» **Given request**: For the entries that follow, state how many lines include the word "with", giving the number and nothing else.
------------------------------------------------------------
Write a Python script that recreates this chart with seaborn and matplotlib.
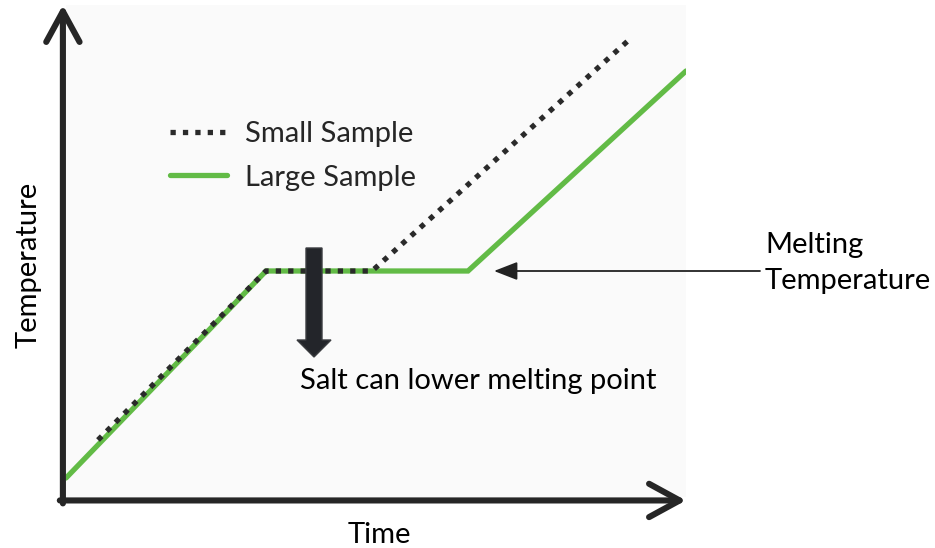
import matplotlib
matplotlib.use("Agg")
import matplotlib.pyplot as plt
from matplotlib.patches import FancyArrow
import seaborn as sns
import pandas as pd

# Heating curves: time vs temperature for two sample sizes
large_time = [0, 200, 402, 620]
large_temp = [19, 226, 226, 426]
small_time = [32, 200, 306, 564]
small_temp = [57, 226, 226, 458]
series_names = ["Small Sample", "Large Sample"]
melt_temp = 226

sns.set_theme(style="white")
plt.rcParams["font.family"] = ["Lato", "DejaVu Sans"]

FS = 21

fig = plt.figure(figsize=(9.35, 5.48), dpi=100)
ax = fig.add_axes([66 / 935, 51 / 548, 620 / 935, 492 / 548])
ax.set_facecolor("#fafafa")

df = pd.concat([
    pd.DataFrame({"Time": small_time, "Temperature": small_temp, "Sample": series_names[0]}),
    pd.DataFrame({"Time": large_time, "Temperature": large_temp, "Sample": series_names[1]}),
])

green = "#62bb46"
dark = "#2a2a2a"

sns.lineplot(data=df[df.Sample == series_names[1]], x="Time", y="Temperature",
             ax=ax, color=green, lw=3.8, sort=False, label=series_names[1],
             solid_joinstyle="miter", zorder=3)
sns.lineplot(data=df[df.Sample == series_names[0]], x="Time", y="Temperature",
             ax=ax, color=dark, lw=3.8, sort=False, label=series_names[0],
             linestyle=(0, (1, 1.35)), dash_capstyle="butt", zorder=4)

ax.set_xlim(0, 620)
ax.set_ylim(0, 492)
ax.set_xticks([])
ax.set_yticks([])
for s in ax.spines.values():
    s.set_visible(False)
ax.set_xlabel("Time", fontsize=FS, color="black")
ax.set_ylabel("Temperature", fontsize=FS, color="black")
ax.xaxis.set_label_coords(0.506, -0.051)
ax.yaxis.set_label_coords(-0.039, 0.4715)

# Axis arrows with open chevron heads
axis_style = dict(arrowstyle="->,head_length=1.1,head_width=0.6", lw=4.4,
                  color="#262626", mutation_scale=20, capstyle="round",
                  joinstyle="round", shrinkA=0, shrinkB=0)
ax.annotate("", xy=(-0.005, 1.0), xytext=(-0.005, -0.013), xycoords="axes fraction",
            arrowprops=axis_style, annotation_clip=False)
ax.annotate("", xy=(1.0, -0.007), xytext=(-0.01, -0.007), xycoords="axes fraction",
            arrowprops=axis_style, annotation_clip=False)

# Legend
handles, labels = ax.get_legend_handles_labels()
order = [labels.index(n) for n in series_names]
leg = ax.legend([handles[i] for i in order], [labels[i] for i in order],
                loc="upper left", bbox_to_anchor=(0.168, 0.764), frameon=False,
                borderpad=0, borderaxespad=0,
                fontsize=FS, handlelength=1.95, handletextpad=0.6, labelspacing=0.6)

# Block arrow: salt lowers melting point
ax.add_patch(FancyArrow(248, 249, 0, -109, width=16, head_width=34, head_length=17,
                        length_includes_head=True, facecolor="#23252a",
                        edgecolor="#3a3c40", lw=1, zorder=5))
ax.text(234, 116, "Salt can lower melting point", fontsize=FS, ha="left",
        va="center", color="black")

# Melting temperature pointer
ax.annotate("", xy=(428, melt_temp), xytext=(694, melt_temp), xycoords="data",
            arrowprops=dict(arrowstyle="-|>,head_length=0.9,head_width=0.35",
                            lw=1.3, color="#222222", mutation_scale=16,
                            shrinkA=0, shrinkB=0),
            annotation_clip=False)
ax.text(699, 234, "Melting\nTemperature", fontsize=FS, ha="left", va="center",
        linespacing=1.45, color="black", clip_on=False)

fig.savefig("out.png", dpi=100, facecolor="white")
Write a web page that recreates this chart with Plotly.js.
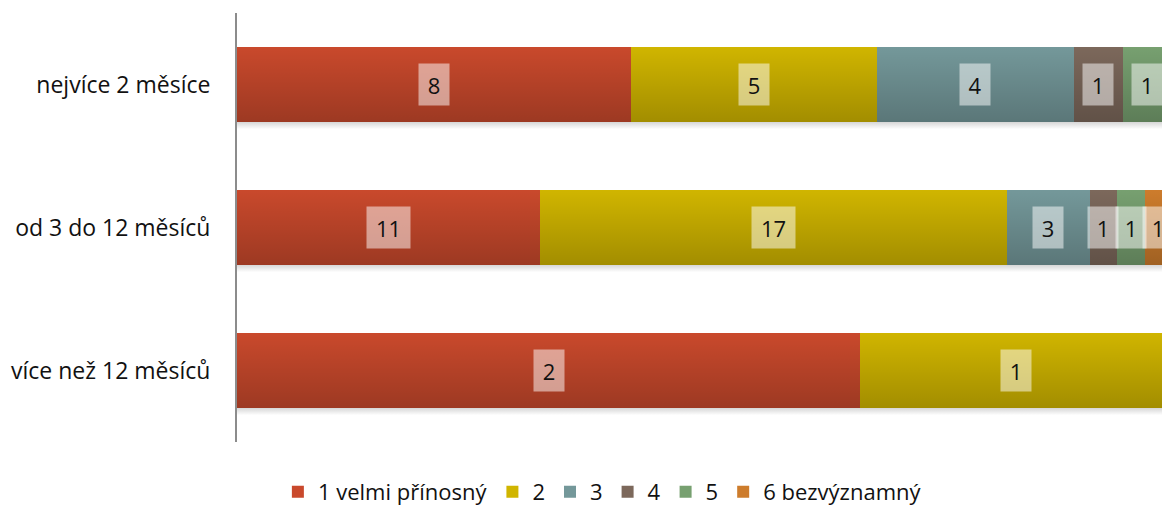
<!DOCTYPE html>
<html><head><meta charset="utf-8">
<script src="https://cdn.plot.ly/plotly-3.0.1.min.js"></script>
<style>html,body{margin:0;padding:0;background:#fff}#chart{width:1162px;height:506px}</style>
</head><body><div id="chart"></div>
<script>
var categories = ["nejvíce 2 měsíce", "od 3 do 12 měsíců", "více než 12 měsíců"];
var seriesNames = ["1 velmi přínosný", "2", "3", "4", "5", "6 bezvýznamný"];
var s1 = [8, 11, 2];
var s2 = [5, 17, 1];
var s3 = [4, 3, 0];
var s4 = [1, 1, 0];
var s5 = [1, 1, 0];
var s6 = [0, 1, 0];
var series = [s1, s2, s3, s4, s5, s6];
var colors = ["#C9492C", "#D0B500", "#74989A", "#7C685B", "#77A070", "#CD7C2C"];

var idx = categories.map(function(_, i){ return i; });
var totals = idx.map(function(i){ return series.reduce(function(a, s){ return a + s[i]; }, 0); });
var barWidth = 0.525;

var traces = [];
// soft shadow under each bar
idx.forEach(function(i){
  var y1 = i + barWidth/2, y2 = y1 + 0.05;
  traces.push({
    type: 'scatter', mode: 'lines', showlegend: false, hoverinfo: 'skip',
    x: [0, 1, 1, 0, 0], y: [y1, y1, y2, y2, y1],
    line: {width: 0}, fill: 'toself',
    fillgradient: {type: 'vertical', colorscale: [[0, 'rgba(0,0,0,0)'], [1, 'rgba(0,0,0,0.16)']]}
  });
});

series.forEach(function(vals, k){
  traces.push({
    type: 'bar', orientation: 'h', name: seriesNames[k],
    y: idx, x: vals.map(function(v, i){ return v / totals[i]; }),
    width: barWidth,
    marker: {color: colors[k], line: {width: 0}},
    hoverinfo: 'none'
  });
});

// vertical shading overlay to imitate the gradient
idx.forEach(function(i){
  var y0 = i - barWidth/2, y1 = i + barWidth/2;
  traces.push({
    type: 'scatter', mode: 'lines', showlegend: false, hoverinfo: 'skip',
    x: [0, 1, 1, 0, 0], y: [y0, y0, y1, y1, y0],
    line: {width: 0}, fill: 'toself',
    fillgradient: {type: 'vertical', colorscale: [[0, 'rgba(0,0,0,0.22)'], [1, 'rgba(0,0,0,0)']]}
  });
});

var annotations = [];
idx.forEach(function(i){
  var cum = 0;
  series.forEach(function(vals){
    var v = vals[i];
    if (v > 0) {
      var t = String(v);
      annotations.push({
        x: (cum + v/2) / totals[i], y: i, xref: 'x', yref: 'y',
        text: t, showarrow: false,
        font: {family: 'Open Sans, sans-serif', size: 22, color: '#111'},
        bgcolor: 'rgba(255,255,255,0.5)', borderpad: 0,
        width: t.length > 1 ? 43 : 30, height: 41, valign: 'middle'
      });
    }
    cum += v;
  });
});

var layout = {
  width: 1162, height: 506,
  margin: {l: 237, r: 0, t: 13, b: 64},
  paper_bgcolor: '#fff', plot_bgcolor: '#fff',
  barmode: 'stack',
  showlegend: true,
  legend: {orientation: 'h', x: 0.395, xanchor: 'center', xref: 'paper',
           y: 0.028, yref: 'container', yanchor: 'middle',
           font: {family: 'Open Sans, sans-serif', size: 22, color: '#111'}, traceorder: 'normal',
           itemwidth: 30},
  xaxis: {range: [0, 0.9893], showgrid: false, zeroline: false, showticklabels: false, showline: false, fixedrange: true},
  yaxis: {range: [2.5, -0.5], tickvals: idx, ticktext: categories, showgrid: false, zeroline: false,
          showline: true, linecolor: '#8c8c8c', linewidth: 2, ticks: '', ticklen: 0, ticklabelstandoff: 20,
          tickfont: {family: 'Open Sans, sans-serif', size: 23, color: '#111'}, automargin: false},
  annotations: annotations
};
Plotly.newPlot('chart', traces, layout, {displayModeBar: false, staticPlot: true});
</script></body></html>
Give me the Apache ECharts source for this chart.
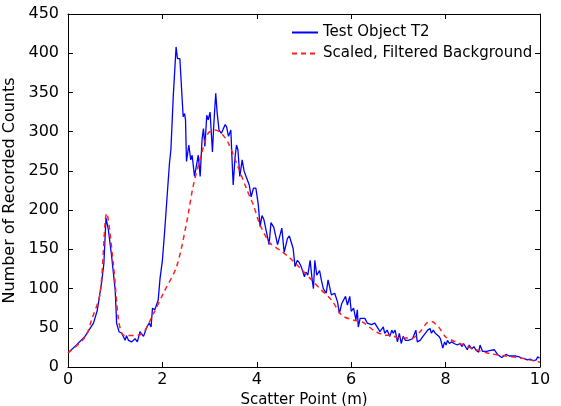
------------------------------------------------------------
» **Completed task**: 3